Local TV host is cooking at Liberte Lounge

Jim Coleman runs the kitchen at the Sofitel's Liberte Lounge. Jim Coleman runs the kitchen at the Sofitel's Liberte Lounge.

Chances are good that if you follow the food scene in Philly, you recognize Jim Coleman’s face — or his voice. In addition to being behind the scenes in popular kitchens, the chef has spent time in front of the camera for “Flavors of Philadelphia,” and at the microphone hosting WHYY’s “A Chef’s Table” for 14 years.

He opened Normandy Farm, a hotel and banquet center in Blue Bell, and now he’s at Liberte Lounge at the Sofitel. Later this month he’ll be whipping up wine-friendly snacks for Liberte’s French Wine Week, highlighting a different region each night from Sept. 23-28.

You hosted a TV show, “Flavors of Philadelphia,” in the late '90s. If you did that show today, how would it differ?
I think it would be better, first of all. I think there’s so much more to do today. We could cover local chefs, maybe go to their restaurants, then bring them into the studio for the cooking segment. There are so many up-and-coming chefs. Places are opening left and right. There are young guys and guys that have been around for a while, so there would be a lot more avenues to go down for the show.

Do all these up-and-coming chefs make you nervous?
I think it’s awesome. It makes you feel good about where it’s all going. It became disconcerting a few years back with the boom of Food Network. People wanted to get into the business for the wrong reasons. They wanted to cook to be on TV. I’d always say, ‘Go to acting school then, not culinary school.’ There were all these myths that you could make money after culinary school. Now I see a bunch of dedicated chefs that are doing it for the right reason: the food. I’d be more worried about these guys if I was 15 years younger.

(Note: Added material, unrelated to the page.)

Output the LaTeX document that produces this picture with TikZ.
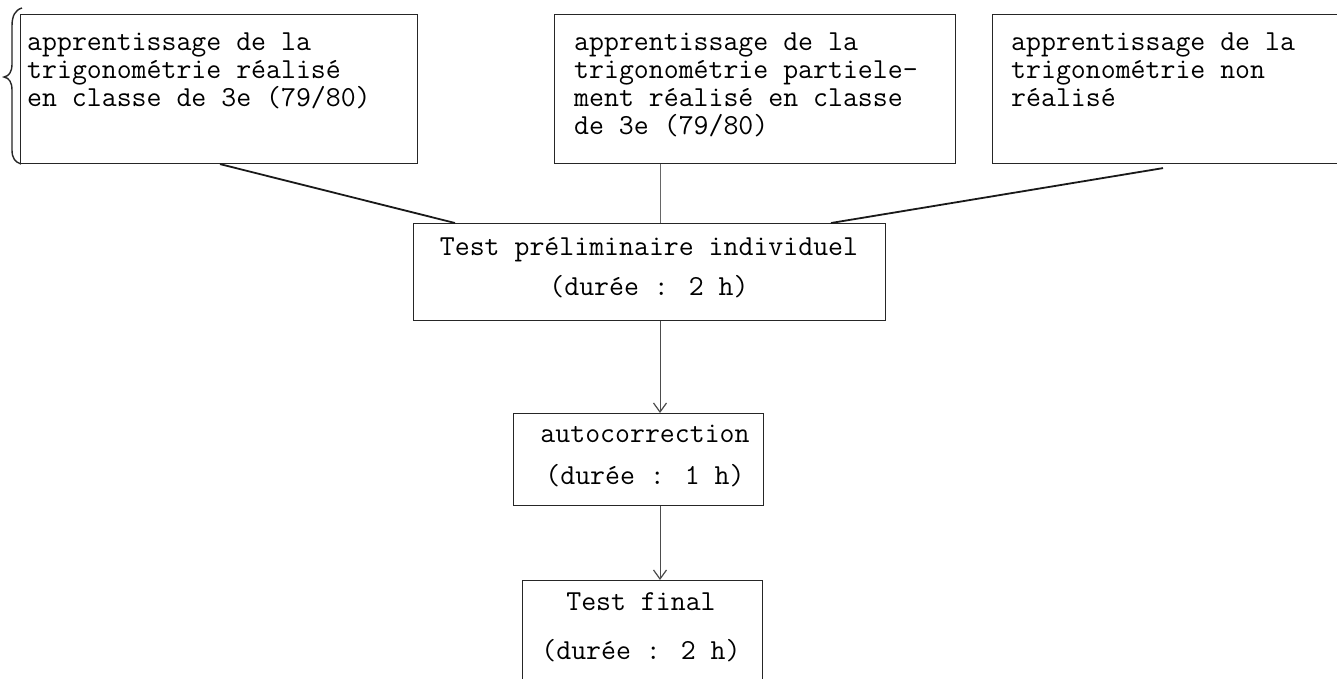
\documentclass[tikz,border=0pt]{standalone}
\usepackage{fontspec}
\usetikzlibrary{calc,arrows.meta}
\begin{document}
\begin{tikzpicture}[x=1pt,y=-1pt,
  box/.style={draw=black!85,line width=1.1pt,rectangle,inner sep=0pt},
  txt/.style={font=\ttfamily\fontsize{29}{28}\selectfont,inner sep=0pt,align=left,anchor=north west},
  ctxt/.style={font=\ttfamily\fontsize{29}{#1}\selectfont,inner sep=0pt,align=center},
  link/.style={draw=black!90,line width=1.8pt},
  thin/.style={draw=black!60,line width=0.9pt},
  arr/.style={draw=black!70,line width=0.9pt,-{Straight Barb[length=9pt,width=13pt,line width=1.2pt]}}]
\useasboundingbox (0,0) rectangle (1337,678);
\clip (0,0) rectangle (1337,678);
\fill[white] (0,0) rectangle (1337,678);
% top boxes
\node[box,minimum width=397pt,minimum height=149pt,anchor=north west] (b1) at (20,14) {};
\node[box,minimum width=401pt,minimum height=149pt,anchor=north west] (b2) at (554,14) {};
\node[box,minimum width=360pt,minimum height=149pt,anchor=north west] (b3) at (992,14) {};
\node[txt] (t1) at (27,33) {apprentissage de la\\trigonométrie réalisé\\en classe de 3e (79/80)};
\node[txt] (t2) at (574,33) {apprentissage de la\\trigonométrie partiele-\\ment réalisé en classe\\de 3e (79/80)};
\node[txt] (t3) at (1011,33) {apprentissage de la\\trigonométrie non\\réalisé};
% brace
\draw[line width=1.4pt,black!85] (22,8) .. controls (15,10) and (12,16) .. (12,26) -- (12,64)
  .. controls (12,72) and (9,76) .. (4,77) .. controls (9,78) and (12,82) .. (12,90)
  -- (12,150) .. controls (12,158) and (15,162) .. (21,164);
% middle boxes
\node[box,minimum width=472pt,minimum height=97pt,anchor=north west] (test) at (413,223) {};
\node[ctxt=40] (t4) at (649,268) {Test préliminaire individuel\\(durée : 2 h)};
\node[box,minimum width=250pt,minimum height=92pt,anchor=north west] (auto) at (513,413) {};
\node[ctxt=42] (t5) at (645,456) {autocorrection\\(durée : 1 h)};
\node[box,minimum width=240pt,minimum height=130pt,anchor=north west] (final) at (522,580) {};
\node[ctxt=49] (t6) at (641,627) {Test final\\(durée : 2 h)};
% connectors
\draw[link] ($(b1.south west)+(200,0)$) -- ($(test.north west)+(42,0)$);
\draw[link] ($(b3.south west)+(171,4)$) -- ($(test.north west)+(418,0)$);
\draw[thin] ($(test.north west)+(247,0)$) coordinate (m) -- (m |- b2.south);
\draw[arr] ($(test.south west)+(247,0)$) coordinate (a1) -- (a1 |- auto.north);
\draw[arr] ($(auto.south west)+(147,0)$) coordinate (a2) -- (a2 |- final.north);
\end{tikzpicture}
\end{document}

You’ve worked with celebrities and politicians. Any stories you can share?
When I was working at the Rittenhouse [Hotel], Bruce Willis was around. He had been there to film “The Sixth Sense” and was back to film “Unbreakable,” I think. I got to know him a little from his time there, and he was very approachable. When he came back for the second time he asked me what had opened and asked me to show him around town. Starr had just opened new places, so I remember we went to Buddakan that night. I felt pretty great going around town with Bruce Willis.